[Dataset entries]
· · ·

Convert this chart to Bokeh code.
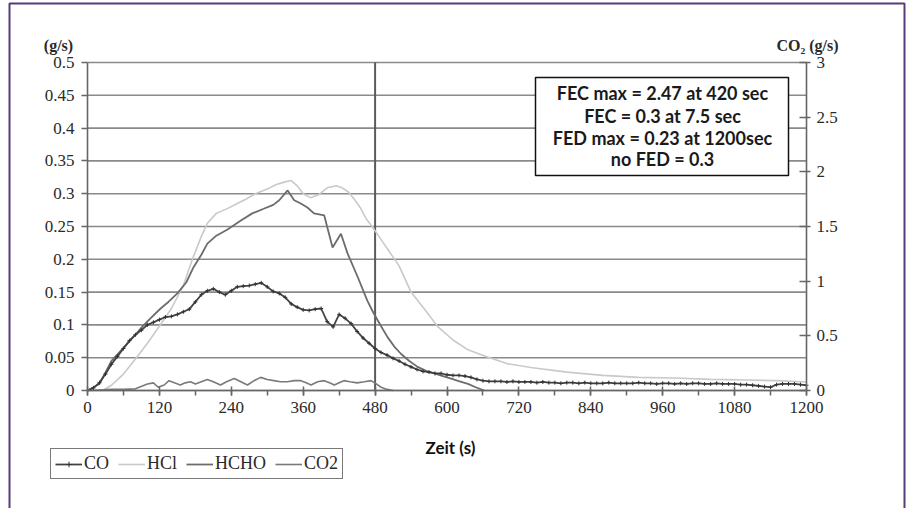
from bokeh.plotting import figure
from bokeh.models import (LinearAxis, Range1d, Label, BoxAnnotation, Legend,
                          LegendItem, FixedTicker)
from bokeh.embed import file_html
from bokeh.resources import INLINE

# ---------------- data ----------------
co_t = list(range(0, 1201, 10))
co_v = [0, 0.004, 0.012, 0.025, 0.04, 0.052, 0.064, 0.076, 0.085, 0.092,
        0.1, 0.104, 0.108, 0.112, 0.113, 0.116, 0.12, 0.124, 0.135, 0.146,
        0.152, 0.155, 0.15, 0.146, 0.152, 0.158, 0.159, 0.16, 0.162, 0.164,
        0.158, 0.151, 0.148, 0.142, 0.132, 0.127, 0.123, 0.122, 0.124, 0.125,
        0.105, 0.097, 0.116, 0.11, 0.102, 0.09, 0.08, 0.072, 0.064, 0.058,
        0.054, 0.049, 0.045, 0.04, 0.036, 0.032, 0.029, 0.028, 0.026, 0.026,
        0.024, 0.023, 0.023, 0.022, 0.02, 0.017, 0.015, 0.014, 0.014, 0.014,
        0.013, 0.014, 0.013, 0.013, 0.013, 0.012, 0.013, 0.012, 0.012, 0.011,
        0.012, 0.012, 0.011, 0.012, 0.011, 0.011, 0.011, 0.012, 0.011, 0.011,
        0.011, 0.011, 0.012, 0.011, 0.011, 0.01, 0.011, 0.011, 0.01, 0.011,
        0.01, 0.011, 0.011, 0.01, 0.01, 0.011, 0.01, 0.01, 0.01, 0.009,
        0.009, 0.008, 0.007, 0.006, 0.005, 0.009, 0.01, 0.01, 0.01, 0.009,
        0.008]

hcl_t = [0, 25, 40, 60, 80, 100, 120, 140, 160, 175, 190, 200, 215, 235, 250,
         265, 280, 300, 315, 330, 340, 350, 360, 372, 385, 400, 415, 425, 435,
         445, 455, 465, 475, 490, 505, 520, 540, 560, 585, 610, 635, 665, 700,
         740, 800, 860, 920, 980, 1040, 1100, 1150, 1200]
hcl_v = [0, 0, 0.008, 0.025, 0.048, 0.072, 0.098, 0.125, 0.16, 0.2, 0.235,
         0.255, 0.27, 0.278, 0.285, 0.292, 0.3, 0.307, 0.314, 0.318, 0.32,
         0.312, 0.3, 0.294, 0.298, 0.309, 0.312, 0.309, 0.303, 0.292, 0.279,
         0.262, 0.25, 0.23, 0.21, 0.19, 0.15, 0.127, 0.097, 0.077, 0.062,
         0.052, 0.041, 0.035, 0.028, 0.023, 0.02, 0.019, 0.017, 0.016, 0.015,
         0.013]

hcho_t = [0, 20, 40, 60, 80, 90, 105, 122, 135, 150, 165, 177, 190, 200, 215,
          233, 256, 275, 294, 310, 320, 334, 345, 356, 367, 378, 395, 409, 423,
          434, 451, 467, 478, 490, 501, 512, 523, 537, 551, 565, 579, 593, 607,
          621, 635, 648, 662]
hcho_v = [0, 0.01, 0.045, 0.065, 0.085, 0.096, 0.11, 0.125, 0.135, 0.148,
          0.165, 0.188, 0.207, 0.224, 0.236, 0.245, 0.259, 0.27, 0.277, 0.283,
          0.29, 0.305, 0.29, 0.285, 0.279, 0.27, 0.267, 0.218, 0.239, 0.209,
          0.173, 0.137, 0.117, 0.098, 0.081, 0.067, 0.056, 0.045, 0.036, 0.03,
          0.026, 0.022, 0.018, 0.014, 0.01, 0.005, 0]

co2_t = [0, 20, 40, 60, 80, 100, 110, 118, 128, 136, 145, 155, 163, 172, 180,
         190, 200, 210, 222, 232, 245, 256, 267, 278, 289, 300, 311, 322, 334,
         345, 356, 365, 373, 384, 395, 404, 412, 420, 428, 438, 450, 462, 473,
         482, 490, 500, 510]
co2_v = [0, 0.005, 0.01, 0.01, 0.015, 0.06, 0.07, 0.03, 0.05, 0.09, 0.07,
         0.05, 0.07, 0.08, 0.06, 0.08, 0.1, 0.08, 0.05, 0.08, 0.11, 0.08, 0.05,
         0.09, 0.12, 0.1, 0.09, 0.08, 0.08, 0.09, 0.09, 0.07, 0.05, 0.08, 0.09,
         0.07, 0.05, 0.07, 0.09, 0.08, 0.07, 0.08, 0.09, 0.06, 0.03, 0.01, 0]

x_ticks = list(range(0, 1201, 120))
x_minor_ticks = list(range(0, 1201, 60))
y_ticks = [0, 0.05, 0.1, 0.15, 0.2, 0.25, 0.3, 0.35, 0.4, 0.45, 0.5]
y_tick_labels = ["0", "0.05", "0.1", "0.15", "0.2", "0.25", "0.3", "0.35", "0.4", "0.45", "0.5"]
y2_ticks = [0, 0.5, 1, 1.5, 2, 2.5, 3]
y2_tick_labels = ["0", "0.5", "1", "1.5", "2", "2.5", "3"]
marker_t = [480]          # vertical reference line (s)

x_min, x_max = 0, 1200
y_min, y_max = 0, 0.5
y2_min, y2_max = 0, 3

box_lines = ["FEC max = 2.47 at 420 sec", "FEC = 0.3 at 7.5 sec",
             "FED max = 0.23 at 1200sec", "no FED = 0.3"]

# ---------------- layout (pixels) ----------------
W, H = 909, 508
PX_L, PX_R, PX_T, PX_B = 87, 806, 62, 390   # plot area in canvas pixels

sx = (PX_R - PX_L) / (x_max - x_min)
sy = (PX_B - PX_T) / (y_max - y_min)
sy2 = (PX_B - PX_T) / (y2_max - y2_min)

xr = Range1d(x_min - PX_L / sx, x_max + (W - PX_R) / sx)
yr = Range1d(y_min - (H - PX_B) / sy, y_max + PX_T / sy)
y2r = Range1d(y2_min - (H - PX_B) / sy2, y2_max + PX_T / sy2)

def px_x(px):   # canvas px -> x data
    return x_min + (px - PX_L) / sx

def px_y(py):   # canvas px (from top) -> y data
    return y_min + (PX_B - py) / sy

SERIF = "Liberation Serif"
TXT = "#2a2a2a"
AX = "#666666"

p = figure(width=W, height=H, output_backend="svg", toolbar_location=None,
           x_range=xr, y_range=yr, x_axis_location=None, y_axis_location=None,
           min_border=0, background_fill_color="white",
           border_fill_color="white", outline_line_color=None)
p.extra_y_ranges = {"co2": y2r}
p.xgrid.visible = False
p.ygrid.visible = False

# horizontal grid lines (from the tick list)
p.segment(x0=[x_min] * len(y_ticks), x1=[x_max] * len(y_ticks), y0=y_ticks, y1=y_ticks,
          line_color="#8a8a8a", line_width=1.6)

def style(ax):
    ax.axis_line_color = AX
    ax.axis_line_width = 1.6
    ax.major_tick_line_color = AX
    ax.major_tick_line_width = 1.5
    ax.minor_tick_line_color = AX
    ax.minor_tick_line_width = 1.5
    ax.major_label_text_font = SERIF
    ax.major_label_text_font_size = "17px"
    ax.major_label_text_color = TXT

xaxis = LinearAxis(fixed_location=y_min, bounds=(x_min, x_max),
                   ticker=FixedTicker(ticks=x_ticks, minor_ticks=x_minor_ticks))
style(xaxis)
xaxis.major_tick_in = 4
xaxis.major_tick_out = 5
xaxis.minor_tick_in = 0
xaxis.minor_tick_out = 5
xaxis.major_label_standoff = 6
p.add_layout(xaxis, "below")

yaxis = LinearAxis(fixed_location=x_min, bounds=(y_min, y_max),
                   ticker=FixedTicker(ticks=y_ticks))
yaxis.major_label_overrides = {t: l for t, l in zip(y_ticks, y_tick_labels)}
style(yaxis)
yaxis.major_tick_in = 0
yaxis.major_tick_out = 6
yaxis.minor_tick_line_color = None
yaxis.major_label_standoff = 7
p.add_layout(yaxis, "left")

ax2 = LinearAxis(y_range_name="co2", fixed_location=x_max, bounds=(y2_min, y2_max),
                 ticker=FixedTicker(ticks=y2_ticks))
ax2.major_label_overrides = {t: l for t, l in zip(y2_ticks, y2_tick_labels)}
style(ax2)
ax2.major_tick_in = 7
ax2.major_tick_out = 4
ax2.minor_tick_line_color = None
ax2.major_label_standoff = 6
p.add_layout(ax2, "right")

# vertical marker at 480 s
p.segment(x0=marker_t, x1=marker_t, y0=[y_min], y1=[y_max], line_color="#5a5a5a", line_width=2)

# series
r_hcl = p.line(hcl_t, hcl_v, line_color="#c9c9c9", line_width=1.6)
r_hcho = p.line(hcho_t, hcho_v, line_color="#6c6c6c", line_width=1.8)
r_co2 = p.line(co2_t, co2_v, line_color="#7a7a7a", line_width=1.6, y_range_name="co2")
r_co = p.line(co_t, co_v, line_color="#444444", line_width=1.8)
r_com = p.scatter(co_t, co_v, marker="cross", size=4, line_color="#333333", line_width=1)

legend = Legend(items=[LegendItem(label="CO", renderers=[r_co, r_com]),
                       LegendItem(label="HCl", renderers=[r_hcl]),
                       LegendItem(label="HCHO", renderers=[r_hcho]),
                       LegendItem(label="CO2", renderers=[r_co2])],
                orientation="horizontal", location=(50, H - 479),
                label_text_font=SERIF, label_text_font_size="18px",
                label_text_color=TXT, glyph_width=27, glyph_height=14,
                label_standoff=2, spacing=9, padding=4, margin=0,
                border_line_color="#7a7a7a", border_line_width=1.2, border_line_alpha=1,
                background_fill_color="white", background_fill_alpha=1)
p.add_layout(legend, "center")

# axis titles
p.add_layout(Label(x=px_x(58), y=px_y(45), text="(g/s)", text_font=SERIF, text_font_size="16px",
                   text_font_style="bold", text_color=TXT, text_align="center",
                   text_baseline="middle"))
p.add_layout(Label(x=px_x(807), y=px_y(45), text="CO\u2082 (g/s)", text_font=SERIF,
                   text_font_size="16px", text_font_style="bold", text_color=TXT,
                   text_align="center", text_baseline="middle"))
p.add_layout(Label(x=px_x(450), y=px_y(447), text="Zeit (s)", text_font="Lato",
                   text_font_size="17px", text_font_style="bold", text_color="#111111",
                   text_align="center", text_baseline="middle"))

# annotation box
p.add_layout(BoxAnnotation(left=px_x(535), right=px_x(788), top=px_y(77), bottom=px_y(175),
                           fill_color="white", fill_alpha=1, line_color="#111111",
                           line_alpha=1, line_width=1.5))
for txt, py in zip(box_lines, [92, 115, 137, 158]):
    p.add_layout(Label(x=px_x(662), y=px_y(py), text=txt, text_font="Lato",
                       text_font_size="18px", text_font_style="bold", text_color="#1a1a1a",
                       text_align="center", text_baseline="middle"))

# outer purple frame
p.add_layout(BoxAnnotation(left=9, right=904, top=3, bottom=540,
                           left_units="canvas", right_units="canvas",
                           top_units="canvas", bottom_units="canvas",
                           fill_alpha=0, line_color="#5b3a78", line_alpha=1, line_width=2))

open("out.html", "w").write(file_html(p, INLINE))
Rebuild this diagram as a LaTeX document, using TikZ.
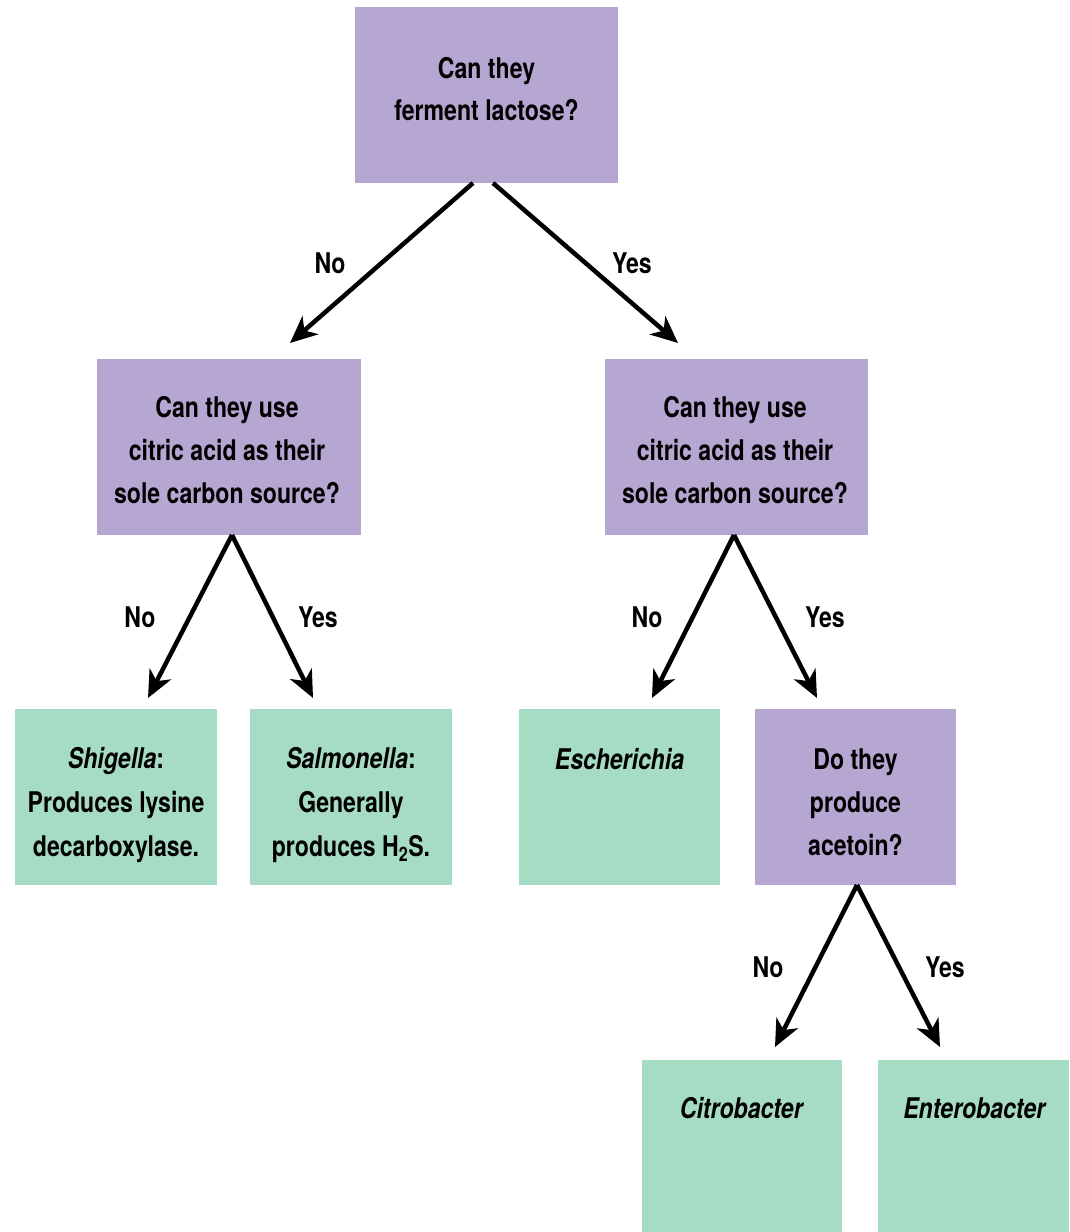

· · ·

## Task objective
Quote, please, every line of the material above from its start through the line that has "from bokeh.resources import INLINE", reproducing the words exactly and dropping any images.

## The result
Convert this chart to Bokeh code.
from bokeh.plotting import figure
from bokeh.models import (LinearAxis, Range1d, Label, BoxAnnotation, Legend,
                          LegendItem, FixedTicker)
from bokeh.embed import file_html
from bokeh.resources import INLINE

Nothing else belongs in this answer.